Confidence on the Start Line: How to Build It

Standing on the start line can feel like a mix of excitement and nerves. Your heart’s racing, your mind is busy thinking through 100 different scenarios and suddenly every doubt you’ve ever had shows up at once. The truth is, confidence isn’t something you either have or don’t, it’s something you build.

Confidence starts long before race day, you can’t just expect to turn up to transition feeling confident and ready.
It’s built the early mornings when you didn’t feel like training but showed up anyway. It’s in the tough sessions you pushed through and the small wins you collected along the way. Every swim, ride and run is a deposit in your confidence bank. Trust that it’s there when you need it. For some actually writing down the little wins each day can really help, it means you have something to look back on and remember all the work you’ve done.

Preparation is your biggest ally. Knowing you’ve followed a plan, practiced your transitions, and put in consistent effort makes a huge difference. You don’t need a “perfect” build-up, i’m not sure this actually exists! You just need an honest one. You want to stand on that start line and be able to remind yourself that you’ve done the work.

It also helps to control what you can on race day.

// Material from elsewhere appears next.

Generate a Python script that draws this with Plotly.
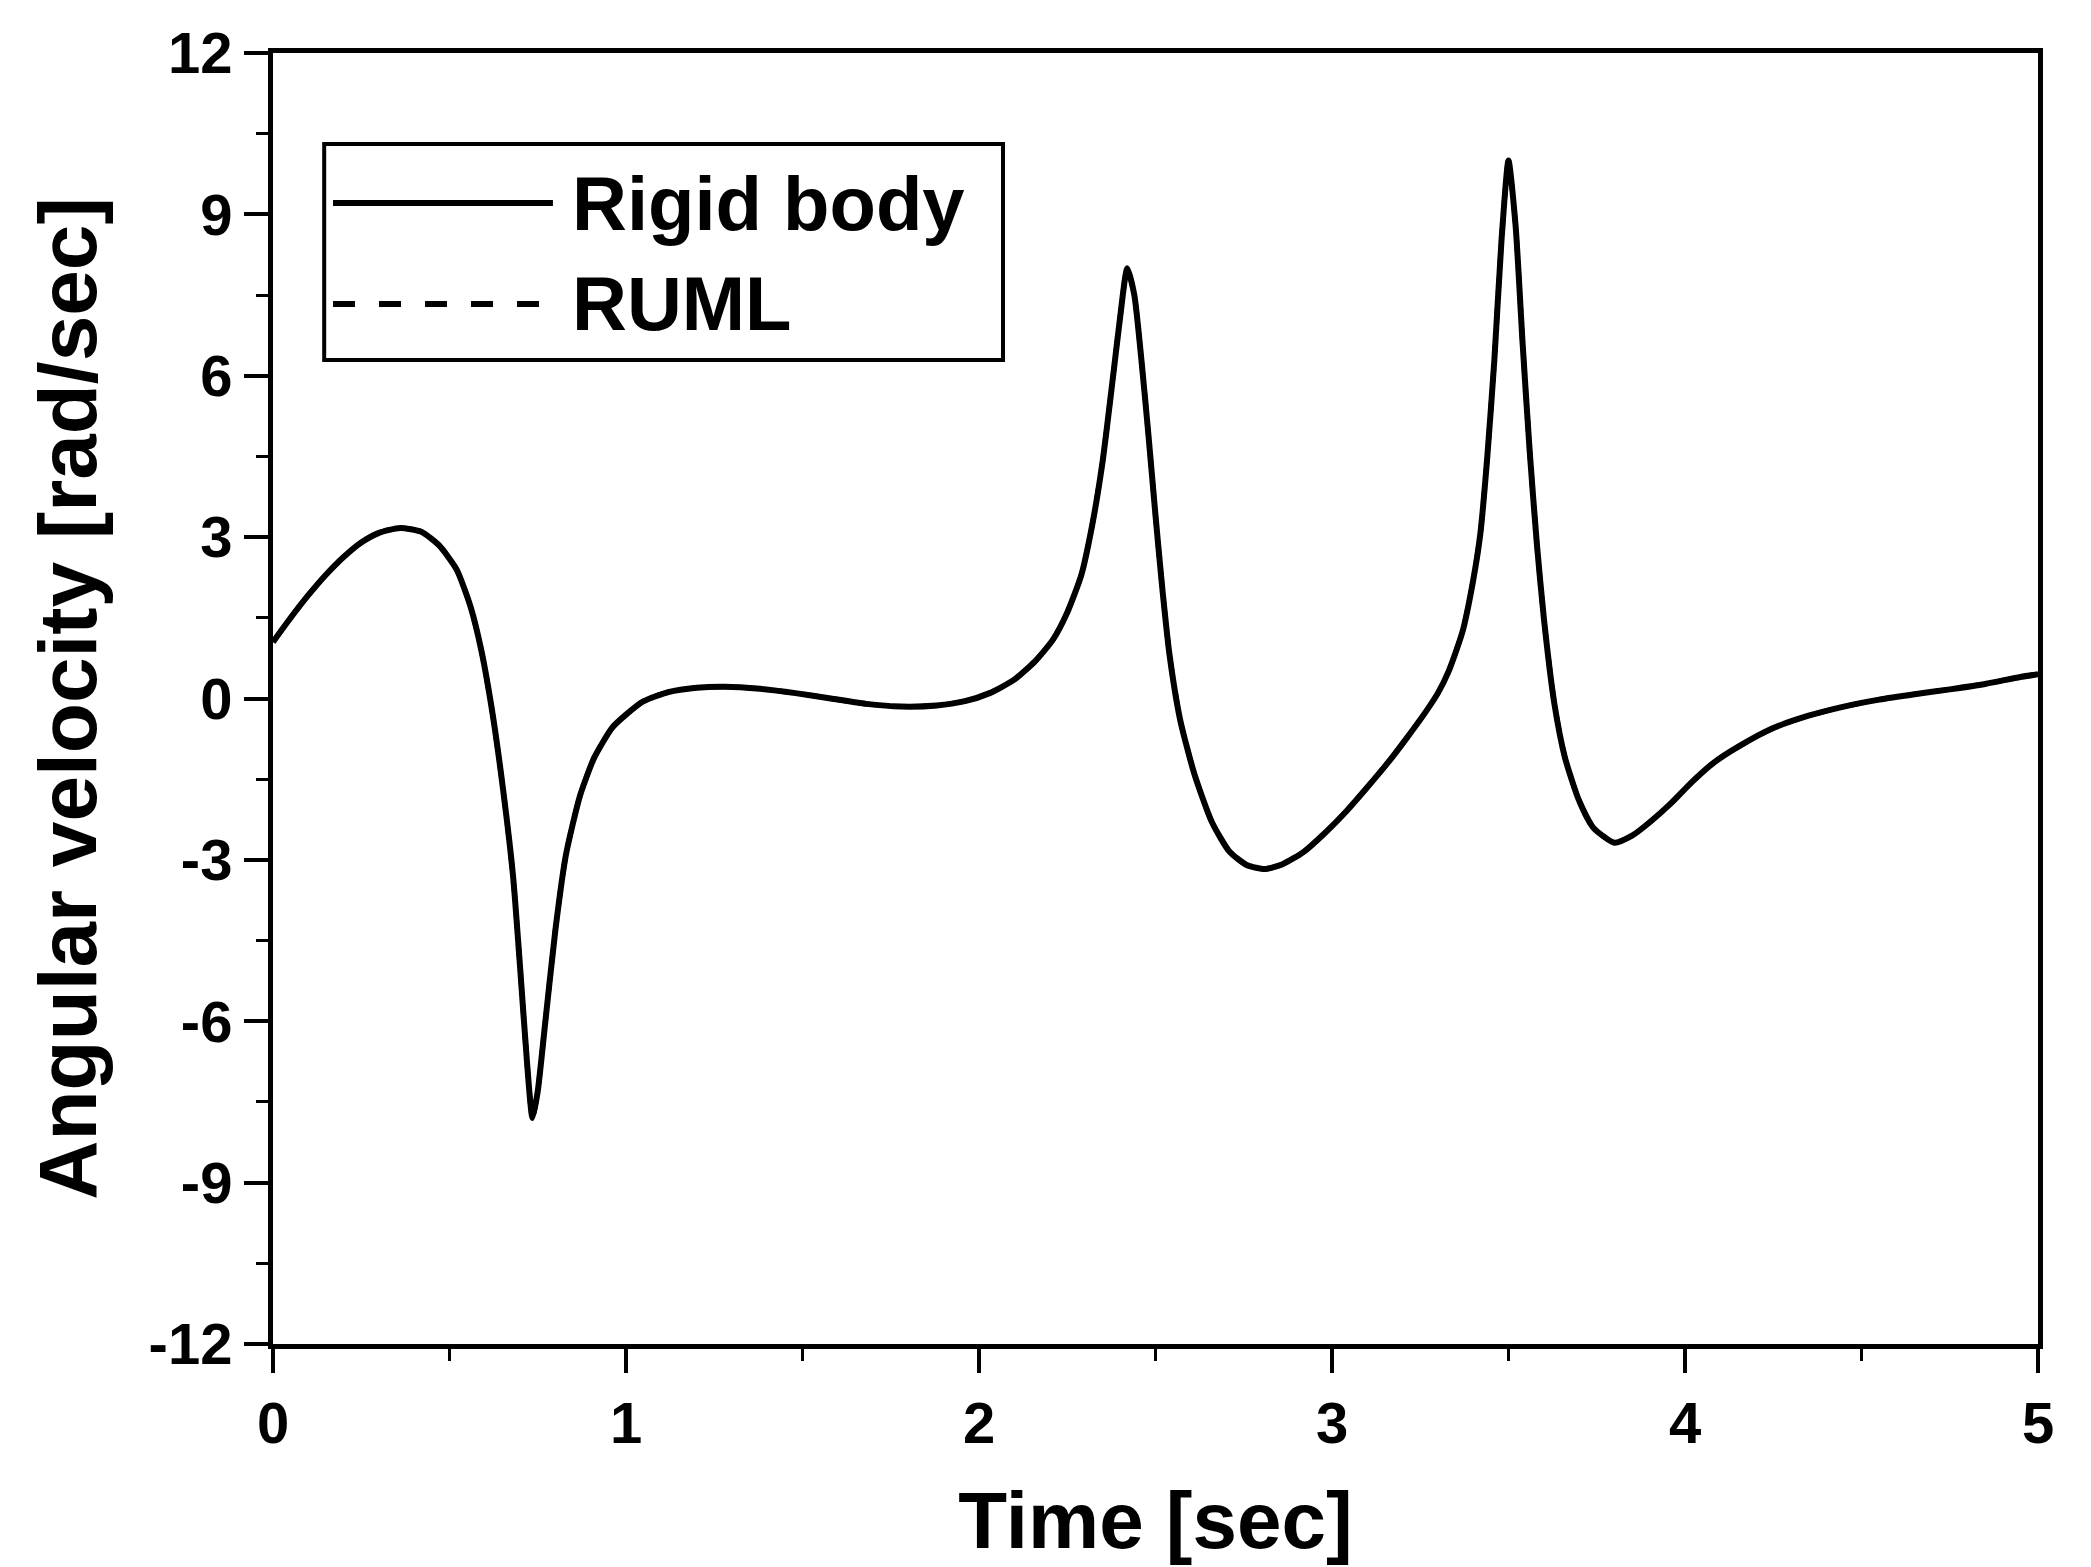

Lay your kit out early, arrive with time to spare and stick to a simple routine. When everything feels a bit chaotic around you, these small actions create a sense of calm and control.

Most importantly, shift your mindset. Instead of asking “What if it goes wrong?”, ask “What if it goes right?” Confidence grows when you focus on possibility instead of fear. Nerves aren’t a weakness, they’re a sign you care. Learn to shift them to energy you can use.

So when you step up to that start line, stand tall, take a breath, remember your training, trust yourself and know you belong there – because you’ve earned it.